Comme Zenith, Bergeon est basée au Locle. Depuis 220 ans, cette PME de 65 personnes est un leader de l’outillage horloger. Son créneau commercial est celui des outils pour le service après vente (SAV) et l’établi. Tournevis, brucelles, microscopes portables, extracteurs de lunettes de montres, polisseuses ou appareils nettement plus complexes.

Une partie de l’horlogerie a opéré un changement d’attitude et les grandes marques considèrent de plus en plus le suivi du produit hors de l’usine comme une nécessité. La firme du Locle profite de ce retour du SAV même si elle doit faire face à une concurrence asiatique à bas coût toujours plus féroce.

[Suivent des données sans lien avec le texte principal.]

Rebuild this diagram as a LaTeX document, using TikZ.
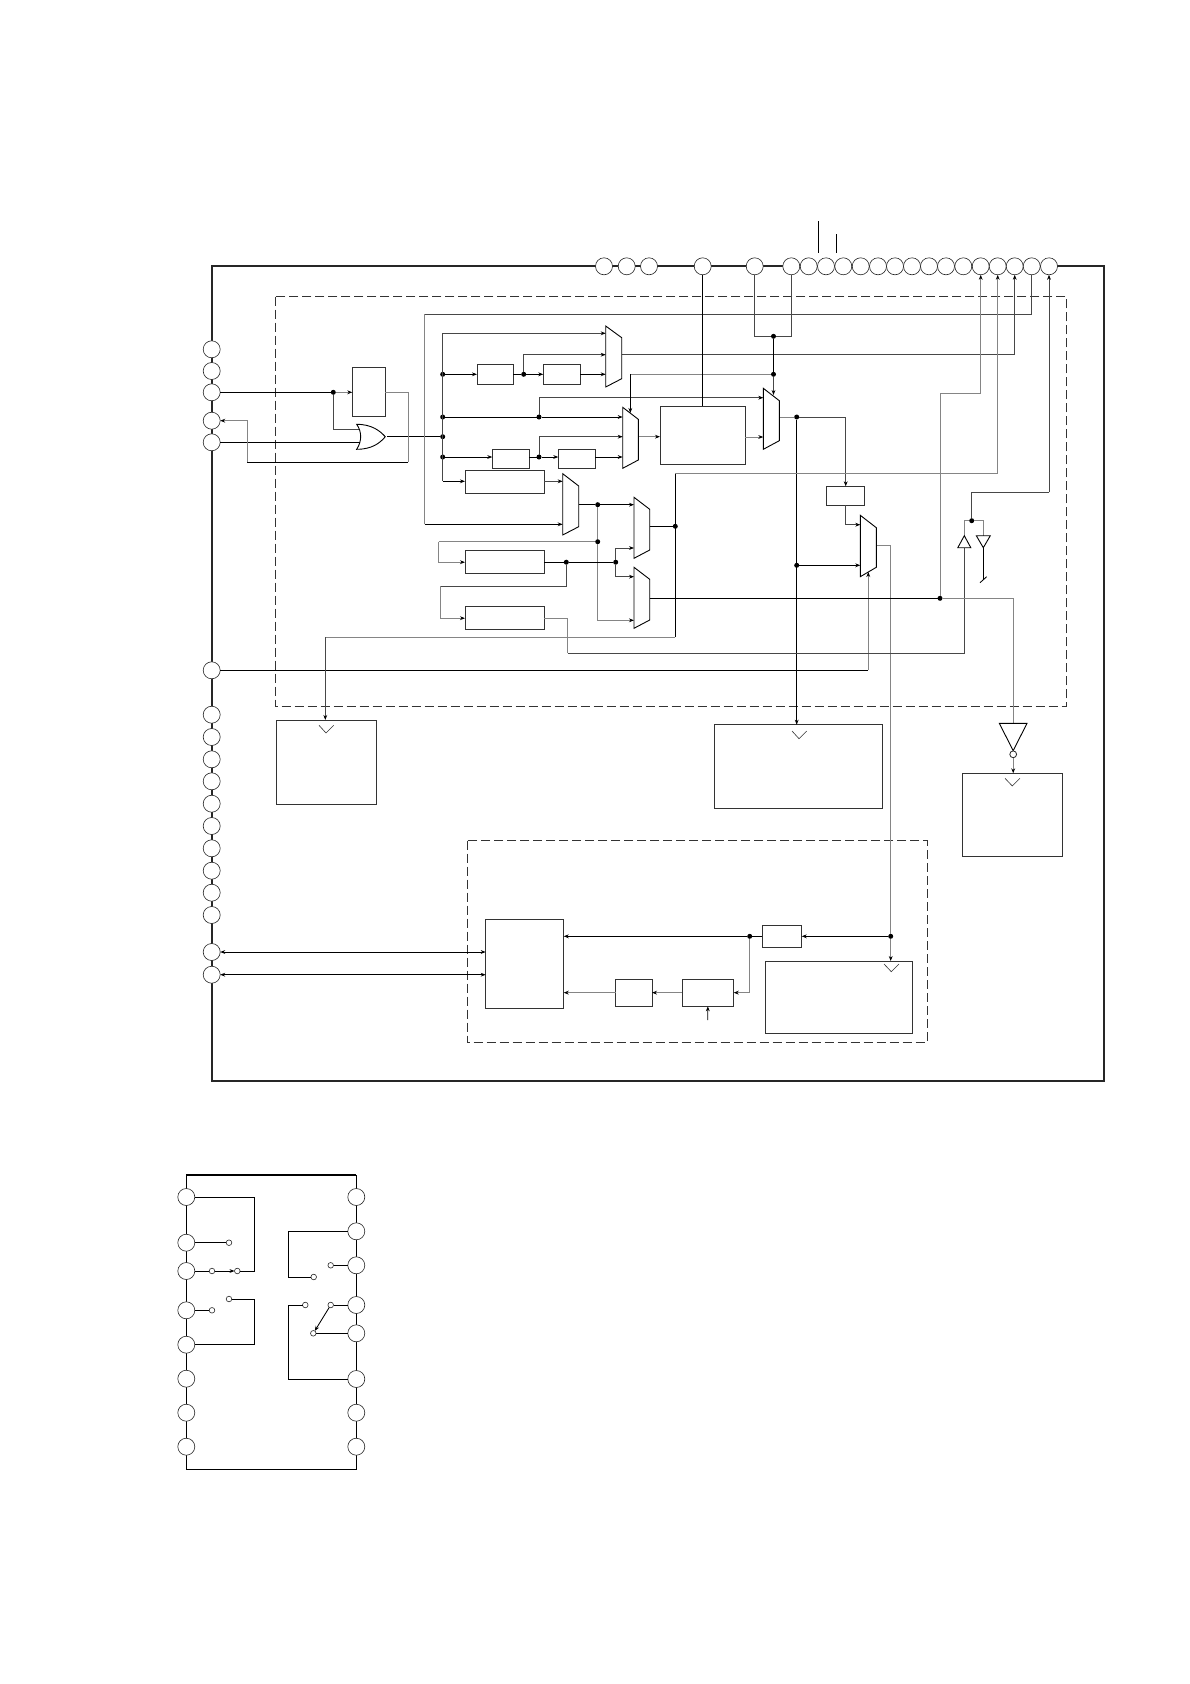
\documentclass[tikz,border=0pt]{standalone}
\usetikzlibrary{arrows.meta,calc}
\tikzset{
  >={Stealth[length=5pt,width=3.8pt,color=black]},
  frameline/.style={draw=black!85,line width=2pt},
  pinn/.style={circle,draw=black!85,fill=white,line width=.6pt,minimum size=17pt,inner sep=0pt,outer sep=0pt},
  spin/.style={circle,draw=black!85,fill=white,line width=.6pt,minimum size=5.6pt,inner sep=0pt,outer sep=0pt},
  boxn/.style={rectangle,draw=black!80,fill=white,line width=1pt,inner sep=0pt,outer sep=0pt},
  dot/.style={circle,fill=black,minimum size=5pt,inner sep=0pt,outer sep=0pt},
  wire/.style={draw=black,line width=.85pt},
  mid/.style={draw=black!72,line width=.8pt},
  lite/.style={draw=black!48,line width=.9pt},
  dashbox/.style={draw=black!80,line width=1pt,dash pattern=on 9pt off 4pt},
  muxs/.style={draw=black,line width=.9pt,line join=miter},
  chev/.style={draw=black!80,line width=.6pt},
}
\newcommand\blockbox[5]{%
  \pgfmathsetmacro\bbw{#4-#2}\pgfmathsetmacro\bbh{#5-#3}%
  \pgfmathsetmacro\bbx{(#2+#4)/2}\pgfmathsetmacro\bby{(#3+#5)/2}%
  \node[boxn,minimum width=\bbw pt,minimum height=\bbh pt] (#1) at (\bbx,\bby) {};}
\newcommand\muxshape[6]{\draw[muxs] (#1,#3) -- (#2,#5) -- (#2,#6) -- (#1,#4) -- cycle;}
\begin{document}
\begin{tikzpicture}[x=1pt,y=-1pt]
\useasboundingbox (0,0) rectangle (1190,1684);
\fill[white] (0,0) rectangle (1190,1684);
% frames
\draw[frameline] (211.7,266.3) rectangle (1104.3,1081.3);
\draw[dashbox] (275.3,296.7) rectangle (1066.7,706.3);
\draw[dashbox] (467,840.7) rectangle (927.3,1042);
% pins
\foreach \n/\x in {T1/604,T2/626.7,T3/649,T4/702.7,T5/754.7,P0/791.3,P1/808.7,P2/826,P3/843.3,P4/860.7,P5/878,P6/895,P7/912,P8/929,P9/946,P10/963.3,P11/980.7,P12/997.7,P13/1014.7,P14/1031.7,P15/1049}
  \node[pinn] (\n) at (\x,266.3) {};
\foreach \n/\y in {L1/349.3,L2/371,L3/392.3,L4/420.7,L5/442.3,L6/670.3,LC/714.7,LD/737,LE/759.3,LF/781.3,LG/803.7,LH/826,LI/848.3,LJ/870.7,LK/892.7,LM/915,LA/952,LB/974.7}
  \node[pinn] (\n) at (211.7,\y) {};
% blocks
\blockbox{bA}{352.3}{367.7}{385.3}{416.3}
\blockbox{bB}{477}{364.3}{513.3}{384.3}
\blockbox{bC}{543.3}{364.3}{580.3}{384.3}
\blockbox{bD}{492.3}{449}{529}{468.3}
\blockbox{bE}{558.3}{449}{595.3}{468.3}
\blockbox{bF}{660}{406}{745.3}{464.3}
\blockbox{bG}{826.7}{486.3}{864.7}{505}
\blockbox{bI}{465}{470.7}{544.3}{493.7}
\blockbox{bJ}{465}{550.7}{544.3}{573.7}
\blockbox{bK}{465}{606.7}{544.3}{629.7}
\blockbox{bL}{276}{720}{376}{804.3}
\blockbox{bH}{714}{724.7}{882}{808.3}
\blockbox{bM}{962.7}{773.3}{1062.3}{856.3}
\blockbox{bN}{485.7}{919.3}{563.7}{1008.3}
\blockbox{bO}{762}{925}{801.7}{947.3}
\blockbox{bP}{682}{979}{733.7}{1006.3}
\blockbox{bQ}{615.7}{979}{652}{1006.3}
\blockbox{bR}{765}{961}{912.3}{1033.3}
% dots
\foreach \n/\x/\y in {dA/333.3/392.3,d1/442.7/374.3,d2/442.7/417,d3/442.7/436.7,d4/442.7/457,d5/523.7/374.3,d6/539/417,d7/539/457,dJ/773.5/336.3,dS/773.5/374.3,d8/796.7/417,d9/796.7/565.3,d10/890.7/936.3,d11/597.7/504.7,d12/597.7/541.7,d13/566.3/562.2,d14/615.7/562.2,d15/675.3/526.3,d16/940/598.3,d17/971.7/520.7,d18/749.7/936.3}
  \node[dot] (\n) at (\x,\y) {};
% connection coordinates
\foreach \n/\x/\y in {orA/359.6/429,orB/360/442.3,orO/387/436.7,c1/408/462.3,c2/247.3/462.3,busT/442.7/333.3,busB/442.7/481.3,
 m1a/605.7/333.3,m1b/605.7/354.7,m1c/605.7/374.3,m1o/621.7/354.7,c6/424.7/314.3,c7/424.7/524.3,
 m2a/622.7/417,m2b/622.7/436.7,m2c/622.7/457,m2s/630.3/413,m2o/638.3/436.7,cS/630.3/374.3,
 m3a/562.7/481.3,m3b/562.7/524.3,m3o/578.7/504.7,
 m4a/763.3/397.7,m4b/763.3/437,m4s/773.5/395,m4o/779.3/417,
 m5a/860.3/524.7,m5b/860.3/565.3,m5o/876.3/545.3,m5s/868.3/572,c8/868.3/670.3,
 m6a/634/504.7,m6b/634/548,m6o/649.7/526.3,m7a/634/576.7,m7b/634/620.3,m7o/649.7/598.3,
 c12/438.7/541.7,c14/440.3/586.3,c15/567.7/653.3,c16/964.3/547.7,c17/675.3/473,c18/675.3/637,c19/325.3/720,
 c20/980.7/393.3,c21/1049/492.3,tuA/964.3/535.7,tdA/983.3/535.7,tdB/983.3/547.7,c22/983.3/580,s1/980/582.7,s2/986.7/576.7,
 invT/1013.3/723.3,c25/707.7/1020,t1a/818.3/221,t1b/818.3/252.7,t2a/836.3/234,t2b/836.3/252.7,cF/745.3/437}
  \coordinate (\n) at (\x,\y);
% top ticks
\draw[wire] (t1a) -- (t1b);
\draw[wire] (t2a) -- (t2b);
% input section
\draw[wire] (L3) -- (dA);
\draw[lite,->] (dA) -- (dA -| bA.west);
\draw[mid] (dA) |- (orA);
\draw[wire] (L5) -- (orB);
\draw[wire] (orO) -- (d3);
\draw[lite] (bA.east |- dA) -| (c1);
\draw[wire] (c1) -- (c2);
\draw[lite,->] (c2) |- (L4);
% bus
\draw[mid] (busT) -- (busB);
\draw[mid,->] (busT) -- (m1a);
\draw[wire,->] (busB) -- (busB -| bI.west);
\draw[wire,->] (d1) -- (d1 -| bB.west);
\draw[wire] (d1 -| bB.east) -- (d5);
\draw[wire,->] (d5) -- (d5 -| bC.west);
\draw[wire,->] (d1 -| bC.east) -- (m1c);
\draw[mid,->] (d5) |- (m1b);
\draw[mid,->] (m1o) -| (P13);
% outer loop
\draw[mid] (P14) |- (c6);
\draw[lite] (c6) -- (c7);
\draw[wire,->] (c7) -- (m3b);
% mux 2 inputs
\draw[wire] (d2) -- (d6);
\draw[wire,->] (d6) -- (m2a);
\draw[mid,->] (d6) |- (m4a);
\draw[wire,->] (d4) -- (d4 -| bD.west);
\draw[wire] (d7 -| bD.east) -- (d7);
\draw[wire,->] (d7) -- (d7 -| bE.west);
\draw[wire,->] (d7 -| bE.east) -- (m2c);
\draw[mid,->] (d7) |- (m2b);
\draw[lite] (dS) -- (cS);
\draw[wire,->] (cS) -- (m2s);
\draw[lite,->] (m2o) -- (m2o -| bF.west);
\draw[wire] (T4) -- (T4 |- bF.north);
% top right
\draw[mid] (T5) |- (dJ);
\draw[mid] (P0) |- (dJ);
\draw[wire] (dJ) -- (dS);
\draw[mid,->] (dS) -- (m4s);
\draw[lite,->] (cF) -- (m4b);
\draw[lite] (m4o) -- (d8);
\draw[mid,->] (d8) -| (bG.north);
\draw[wire,->] (d8) -- (d8 |- bH.north);
\draw[wire,->] (d9) -- (m5b);
\draw[mid,->] (bG.south) |- (m5a);
\draw[lite] (m5o) -| (d10);
\draw[lite,->] (d10) -- (d10 |- bR.north);
\draw[wire] (L6) -- (c8);
\draw[lite,->] (c8) -- (m5s);
% mux 3 and 6/7
\draw[mid,->] (busB -| bI.east) -- (m3a);
\draw[wire] (m3o) -- (d11);
\draw[wire,->] (d11) -- (m6a);
\draw[lite] (d11) -- (d12);
\draw[lite,->] (d12) |- (m7b);
\draw[lite] (d12) -- (c12);
\draw[lite,->] (c12) |- (bJ.west);
\draw[wire] (bJ.east) -- (d13);
\draw[wire] (d13) -- (d14);
\draw[mid,->] (d14) |- (m6b);
\draw[mid,->] (d14) |- (m7a);
\draw[mid] (d13) |- (c14);
\draw[lite,->] (c14) |- (bK.west);
\draw[lite] (bK.east) -| (c15);
\draw[mid] (c15) -| (c16);
\draw[wire] (m6o) -- (d15);
\draw[wire] (c17) -- (c18);
\draw[lite,->] (c17) -| (P12);
\draw[lite] (c18) -- (c18 -| c19);
\draw[mid,->] (c18 -| c19) -- (c19);
\draw[wire] (m7o) -- (d16);
\draw[lite] (d16) -| (invT);
\draw[lite] (d16) |- (c20);
\draw[lite,->] (c20) -- (P11);
\draw[lite] (d17) -| (tuA);
\draw[lite] (d17) -| (tdA);
\draw[mid] (d17) |- (c21);
\draw[mid,->] (c21) -- (P15);
\draw[wire] (tdB) -- (c22);
\draw[wire] (s1) -- (s2);
% bottom section
\draw[wire,<->] (LA) -- (LA -| bN.west);
\draw[wire,<->] (LB) -- (LB -| bN.west);
\draw[wire,->] (d10) -- (d10 -| bO.east);
\draw[wire] (d18 -| bO.west) -- (d18);
\draw[wire,->] (d18) -- (d18 -| bN.east);
\draw[lite,->] (d18) |- (bP.east);
\draw[lite,->] (bP.west) -- (bQ.east);
\draw[lite,->] (bQ.west) -- (bQ.west -| bN.east);
\draw[wire,->] (c25) -- (bP.south);
% muxes
\muxshape{605.7}{621.7}{326}{387}{337.7}{378.7}
\muxshape{622.7}{638.3}{407.3}{468.3}{419.3}{460}
\muxshape{562.7}{578.7}{473.7}{535}{486}{526.7}
\muxshape{763.3}{779.3}{388.3}{449.3}{400.7}{440.7}
\muxshape{860.3}{876.3}{515.3}{576.7}{527.7}{567.3}
\muxshape{634}{649.7}{497.3}{558.3}{509.3}{550}
\muxshape{634}{649.7}{567.3}{628.3}{579.3}{620}
% or gate
\draw[muxs] (356.7,424.3) .. controls (372,424.3) and (380,431) .. (385.3,436.7) .. controls (380,443) and (372,449.3) .. (356.7,449.3) .. controls (362,441) and (362,432) .. (356.7,424.3) -- cycle;
% buffers
\draw[muxs] (964.3,535.7) -- (970.8,547.7) -- (957.8,547.7) -- cycle;
\draw[muxs] (976.3,535.7) -- (990.3,535.7) -- (983.3,547.7) -- cycle;
\draw[muxs] (999.3,723.3) -- (1027,723.3) -- (1013.2,750.7) -- cycle;
\node[spin,line width=.8pt,minimum size=6.8pt] (bub) at (1013.2,754.3) {};
\draw[lite,->] (bub) -- (bub |- bM.north);
% chevrons
\draw[chev] (319,725.3) -- (326,733) -- (333.7,725.3);
\draw[chev] (792,731) -- (799,738.7) -- (806.7,731);
\draw[chev] (1005,778.3) -- (1012.3,786) -- (1020,778.3);
\draw[chev] (884,964) -- (891.3,971.7) -- (899,964);
% small chip
\draw[wire] (186.3,1174.7) -- (186.3,1469.3) -- (356.3,1469.3) -- (356.3,1174.7);
\draw[draw=black,line width=1.8pt] (186.3,1174.7) -- (356.3,1174.7);
\foreach \n/\y in {CLa/1197,CLb/1242.7,CLc/1271,CLd/1310.3,CLe/1344.7,CLf/1378.7,CLg/1412.7,CLh/1446.7}
  \node[pinn] (\n) at (186.3,\y) {};
\foreach \n/\y in {CRa/1197,CRb/1231.3,CRc/1265.3,CRd/1305,CRe/1333.3,CRf/1379,CRg/1412.7,CRh/1446.7}
  \node[pinn] (\n) at (356.3,\y) {};
\foreach \n/\x/\y in {sa/229/1242.7,sb/212/1271,sc/237.3/1271,sd/229/1299,se/212/1310.3,sf/313.7/1277,sg/330.7/1265.3,sh/305.3/1305,si/330.7/1305,sj/313.3/1333.3}
  \node[spin] (\n) at (\x,\y) {};
\foreach \n/\x/\y in {e1/254.3/1271,e2/254.3/1344.7,e3/288.3/1277,e4/288.3/1305}
  \coordinate (\n) at (\x,\y);
\draw[wire] (CLa) -| (e1) -- (sc);
\draw[wire] (CLb) -- (sa);
\draw[wire] (CLc) -- (sb);
\draw[wire,->] (sb) -- (sc);
\draw[wire] (sd) -| (e2) -- (CLe);
\draw[wire] (CLd) -- (se);
\draw[wire] (CRb) -| (e3) -- (sf);
\draw[wire] (CRc) -- (sg);
\draw[wire] (CRf) -| (e4) -- (sh);
\draw[wire] (CRd) -- (si);
\draw[wire] (CRe) -- (sj);
\draw[wire,->] (si) -- (sj);
\end{tikzpicture}
\end{document}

Ses produits se retrouvent dans les unités des grandes marques suisses éclatées sur la planète. Des horlogers de partout, en stage ou en formation en Suisse, travaillent avec ses outils. Bergeon promeut le label suisse dont elle profite en retour puisque la majorité de ses produits sont fabriqués en Suisse.

L’arrivée à sa tête de Vladimiro Zennaro en 2005 a coïncidé avec l’entrée au conseil d’administration de plusieurs grandes marques suisses. Une manière d’accentuer encore cette dimension swiss made, «primordiale», selon ce patron. Primordiale parce que «gage de sécurité dans la qualité du produit mais aussi marque de fabrique que nous exportons.»

Le prix n’est pas décisif  

La qualité des processus, de la formation de la main d’œuvre et du produit mis bout à bout font le label suisse, estime Vladimiro Zennaro, qui relève aussi des aspects moins concrets comme le goût pour la précision au sein du terreau social. Selon lui, «la valeur du swiss made a un coût mais le cumul des éléments propre au swiss made fait que le prix n’est pas décisif pour la clientèle.»

Pour répondre à l’évolution technologique et se préserver des copies, Bergeon s’est dotée d’une structure technique axée sur l’innovation. Mais son patron juge aussi que face à la contrefaçon – «hallucinante en terme de volumes» – le swiss made, sous l’angle strictement légal, est une arme «forte». Selon lui, il est ressenti par les contrefacteurs comme «une barrière infranchissable.» Ou presque.

«Les copies de nos propres produits qui, elles, n’ont pas l’étiquette swiss made, représentent pour nous un préjudice équivalant à 7 à 8% de notre chiffre d’affaires. Ce qui est relativement important. Mais sans la valeur et la notoriété du swiss made, le préjudice serait nettement plus élevé.»

La Fédération de l’industrie horlogère suisse (FH) a saisi le gouvernement pour demander une adaptation de l’ordonnance swiss made afin de rendre cette réglementation datant de 1971 moins laxiste.

Son projet prévoit qu’au moins 80% du coût de fabrication d’une montre mécanique devra être imputable à des opérations effectuées en Suisse.

Pour les montres électroniques, ce minimum serait de 60%. La construction technique et le prototypage devraient de plus être effectués en Suisse.

Ce projet est actuellement soumis au Parlement dans le cadre de la révision législative «Swissness», plus large.

Le premier salon mondial de l’horlogerie et de la bijouterie a lieu jusqu’à jeudi 31 à Bâle. Il réunit 1892 exposants de 44 pays présentant leurs produits sur 160’000 m2 et 25 km d’allées d’exposition.
 
Parmi eux, 736 bijoutiers, 627 horlogers, et 529 représentants des branches annexes – outils, matériaux, présentoirs, bracelets, etc.
 
Les exposants sont à 64% européens, 28% asiatiques et 4,5% nord-américains. Les marques suisses exposantes sont au nombre de 466, dont 307 horlogères.
 
Le salon table sur 100’000 visiteurs venus de 100 pays et parmi eux, 3000 journalistes.